**To be done**
Starting at the first line of the entries below, restate each line exactly until you reach the line with "import plotly.graph_objects as go", and print that one too. Leave the pictures out and stop there.

[Source code of charts]
*****
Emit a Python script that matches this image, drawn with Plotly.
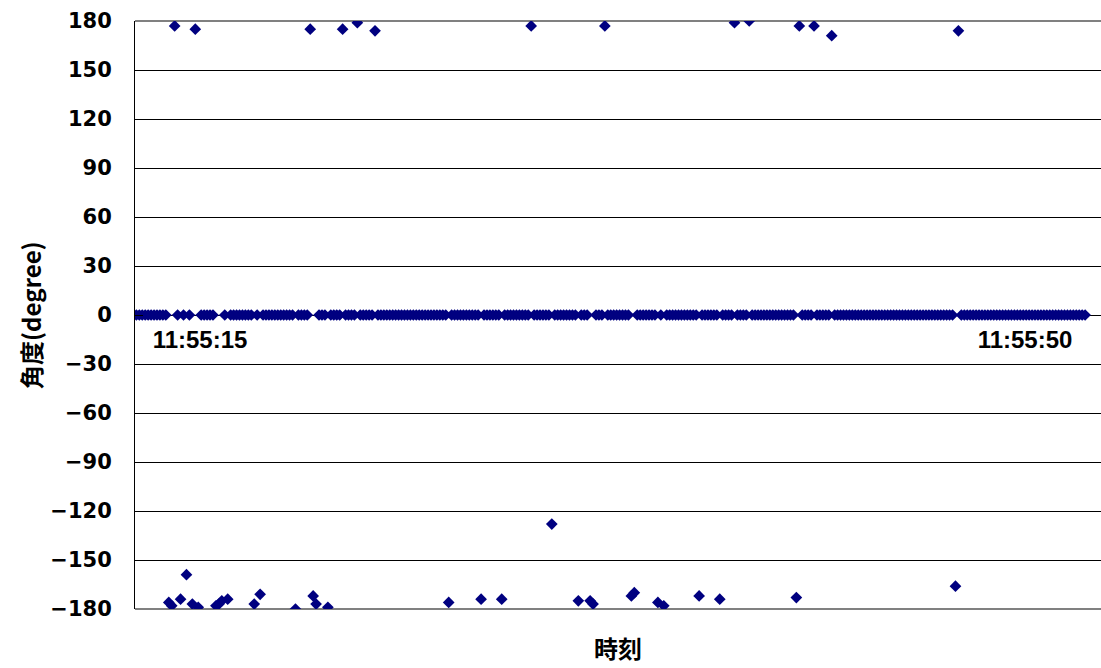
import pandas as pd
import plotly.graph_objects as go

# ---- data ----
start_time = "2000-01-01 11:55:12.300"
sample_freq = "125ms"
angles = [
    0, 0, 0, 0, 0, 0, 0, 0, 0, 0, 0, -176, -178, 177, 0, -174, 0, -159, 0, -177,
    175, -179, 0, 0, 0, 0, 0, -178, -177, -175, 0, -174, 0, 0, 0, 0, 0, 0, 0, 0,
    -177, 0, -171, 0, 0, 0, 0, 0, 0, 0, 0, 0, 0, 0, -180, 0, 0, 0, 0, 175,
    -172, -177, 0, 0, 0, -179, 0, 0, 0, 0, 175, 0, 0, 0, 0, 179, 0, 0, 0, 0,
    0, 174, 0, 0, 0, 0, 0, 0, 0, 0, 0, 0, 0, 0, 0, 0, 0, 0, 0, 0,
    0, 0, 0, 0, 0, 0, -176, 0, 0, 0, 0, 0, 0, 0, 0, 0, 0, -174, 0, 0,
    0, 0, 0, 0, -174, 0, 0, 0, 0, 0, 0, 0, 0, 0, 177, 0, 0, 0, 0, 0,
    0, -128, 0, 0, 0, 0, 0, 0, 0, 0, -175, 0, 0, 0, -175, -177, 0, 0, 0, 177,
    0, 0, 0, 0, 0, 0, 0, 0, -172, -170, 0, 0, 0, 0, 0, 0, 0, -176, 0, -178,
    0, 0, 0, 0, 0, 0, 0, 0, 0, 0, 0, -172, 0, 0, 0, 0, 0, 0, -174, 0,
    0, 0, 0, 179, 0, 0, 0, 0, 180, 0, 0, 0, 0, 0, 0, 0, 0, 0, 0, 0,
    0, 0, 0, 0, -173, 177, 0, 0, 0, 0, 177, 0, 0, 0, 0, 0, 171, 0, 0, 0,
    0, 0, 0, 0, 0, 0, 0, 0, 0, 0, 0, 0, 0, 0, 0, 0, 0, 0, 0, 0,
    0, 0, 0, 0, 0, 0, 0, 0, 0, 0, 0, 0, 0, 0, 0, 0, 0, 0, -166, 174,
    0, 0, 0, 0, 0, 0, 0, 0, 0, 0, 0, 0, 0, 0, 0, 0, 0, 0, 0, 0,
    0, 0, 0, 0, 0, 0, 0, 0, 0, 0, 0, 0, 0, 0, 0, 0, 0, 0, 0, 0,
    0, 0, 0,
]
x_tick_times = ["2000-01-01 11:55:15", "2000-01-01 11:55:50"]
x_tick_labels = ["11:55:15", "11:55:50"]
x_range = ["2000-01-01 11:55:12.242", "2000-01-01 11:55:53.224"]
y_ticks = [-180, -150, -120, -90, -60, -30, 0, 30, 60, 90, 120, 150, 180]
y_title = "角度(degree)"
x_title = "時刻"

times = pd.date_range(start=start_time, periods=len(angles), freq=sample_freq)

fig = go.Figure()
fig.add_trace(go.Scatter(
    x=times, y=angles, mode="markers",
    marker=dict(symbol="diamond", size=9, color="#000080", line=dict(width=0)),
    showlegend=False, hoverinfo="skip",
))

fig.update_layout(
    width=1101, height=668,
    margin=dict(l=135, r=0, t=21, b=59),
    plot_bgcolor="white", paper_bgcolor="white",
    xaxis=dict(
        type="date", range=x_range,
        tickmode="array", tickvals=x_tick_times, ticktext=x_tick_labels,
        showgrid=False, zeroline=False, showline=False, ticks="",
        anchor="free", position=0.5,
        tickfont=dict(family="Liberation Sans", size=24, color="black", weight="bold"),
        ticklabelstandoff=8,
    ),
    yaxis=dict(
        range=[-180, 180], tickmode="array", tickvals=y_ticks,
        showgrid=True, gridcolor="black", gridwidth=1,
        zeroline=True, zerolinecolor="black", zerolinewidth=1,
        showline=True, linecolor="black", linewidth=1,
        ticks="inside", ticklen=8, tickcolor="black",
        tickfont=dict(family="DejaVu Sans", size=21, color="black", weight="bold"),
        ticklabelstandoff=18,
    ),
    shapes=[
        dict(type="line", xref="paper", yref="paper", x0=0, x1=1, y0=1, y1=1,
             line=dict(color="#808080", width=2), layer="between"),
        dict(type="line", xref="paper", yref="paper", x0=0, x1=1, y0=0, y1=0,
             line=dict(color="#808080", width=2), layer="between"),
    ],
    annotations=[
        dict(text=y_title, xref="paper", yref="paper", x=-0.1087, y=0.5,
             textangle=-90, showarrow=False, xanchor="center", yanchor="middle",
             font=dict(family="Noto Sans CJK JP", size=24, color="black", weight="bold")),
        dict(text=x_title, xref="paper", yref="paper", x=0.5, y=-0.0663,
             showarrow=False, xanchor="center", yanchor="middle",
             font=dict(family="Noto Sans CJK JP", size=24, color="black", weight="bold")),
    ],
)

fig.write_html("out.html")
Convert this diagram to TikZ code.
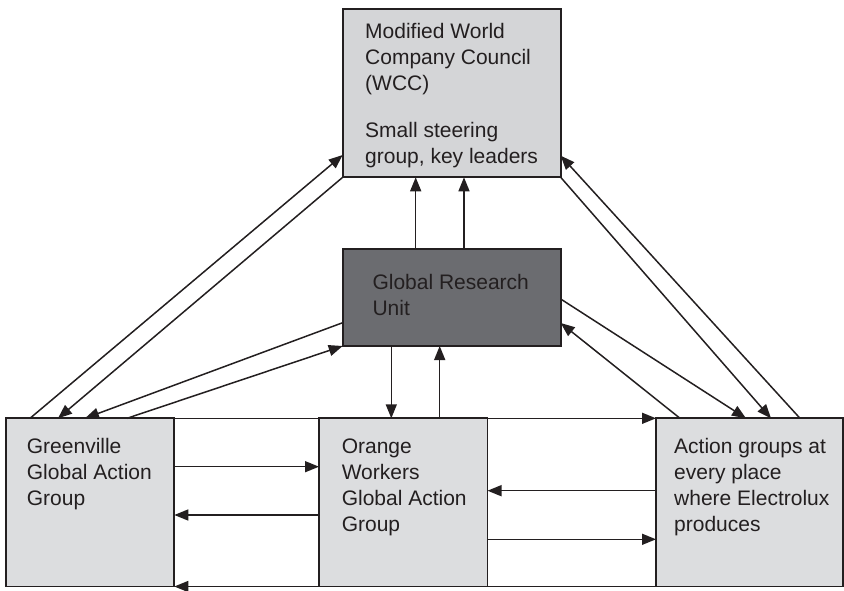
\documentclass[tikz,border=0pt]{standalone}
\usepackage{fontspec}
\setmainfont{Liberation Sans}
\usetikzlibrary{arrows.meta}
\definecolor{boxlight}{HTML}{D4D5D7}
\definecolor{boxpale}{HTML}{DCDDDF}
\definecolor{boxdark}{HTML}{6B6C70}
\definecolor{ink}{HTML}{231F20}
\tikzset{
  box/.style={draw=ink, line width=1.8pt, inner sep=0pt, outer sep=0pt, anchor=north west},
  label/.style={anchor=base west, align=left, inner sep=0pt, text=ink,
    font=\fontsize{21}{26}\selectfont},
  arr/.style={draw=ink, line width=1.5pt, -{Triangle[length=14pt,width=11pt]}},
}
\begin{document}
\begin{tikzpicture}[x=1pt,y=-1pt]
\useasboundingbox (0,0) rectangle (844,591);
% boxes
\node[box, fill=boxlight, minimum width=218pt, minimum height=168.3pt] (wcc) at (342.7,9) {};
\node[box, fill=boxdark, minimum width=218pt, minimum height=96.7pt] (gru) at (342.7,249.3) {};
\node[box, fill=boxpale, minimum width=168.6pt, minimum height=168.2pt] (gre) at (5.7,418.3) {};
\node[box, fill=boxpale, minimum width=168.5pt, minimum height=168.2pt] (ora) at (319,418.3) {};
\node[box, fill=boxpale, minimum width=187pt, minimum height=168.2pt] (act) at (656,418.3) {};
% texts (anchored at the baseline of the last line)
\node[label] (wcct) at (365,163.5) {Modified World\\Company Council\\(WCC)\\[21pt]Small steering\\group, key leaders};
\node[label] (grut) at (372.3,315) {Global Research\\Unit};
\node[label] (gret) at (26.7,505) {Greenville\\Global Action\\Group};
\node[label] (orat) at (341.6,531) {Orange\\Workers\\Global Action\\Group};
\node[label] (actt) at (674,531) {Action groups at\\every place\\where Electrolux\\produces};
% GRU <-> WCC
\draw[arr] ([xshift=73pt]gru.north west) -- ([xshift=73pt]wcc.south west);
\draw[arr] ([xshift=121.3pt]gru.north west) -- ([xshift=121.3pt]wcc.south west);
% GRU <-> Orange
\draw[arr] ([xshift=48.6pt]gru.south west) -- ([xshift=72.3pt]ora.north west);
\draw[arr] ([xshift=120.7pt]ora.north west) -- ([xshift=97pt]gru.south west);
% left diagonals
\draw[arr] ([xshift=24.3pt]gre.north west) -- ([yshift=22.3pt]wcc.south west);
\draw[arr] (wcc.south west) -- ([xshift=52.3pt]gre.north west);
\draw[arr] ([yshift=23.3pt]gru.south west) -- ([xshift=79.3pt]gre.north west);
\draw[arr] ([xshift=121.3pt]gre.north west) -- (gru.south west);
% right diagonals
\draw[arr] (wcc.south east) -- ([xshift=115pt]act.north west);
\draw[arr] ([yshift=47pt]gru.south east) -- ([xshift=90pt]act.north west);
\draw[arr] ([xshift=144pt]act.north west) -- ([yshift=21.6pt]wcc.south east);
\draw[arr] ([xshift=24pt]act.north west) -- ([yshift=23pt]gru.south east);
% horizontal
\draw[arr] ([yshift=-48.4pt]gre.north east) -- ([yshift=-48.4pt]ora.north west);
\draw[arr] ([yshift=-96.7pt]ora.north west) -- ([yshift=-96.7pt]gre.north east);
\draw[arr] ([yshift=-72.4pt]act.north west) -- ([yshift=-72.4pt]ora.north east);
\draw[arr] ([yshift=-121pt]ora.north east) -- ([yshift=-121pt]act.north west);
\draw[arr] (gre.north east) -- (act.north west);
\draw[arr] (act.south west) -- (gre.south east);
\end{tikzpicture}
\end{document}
*****
**Expected answer**
Emit a Python script that matches this image, drawn with Plotly.
import pandas as pd
import plotly.graph_objects as go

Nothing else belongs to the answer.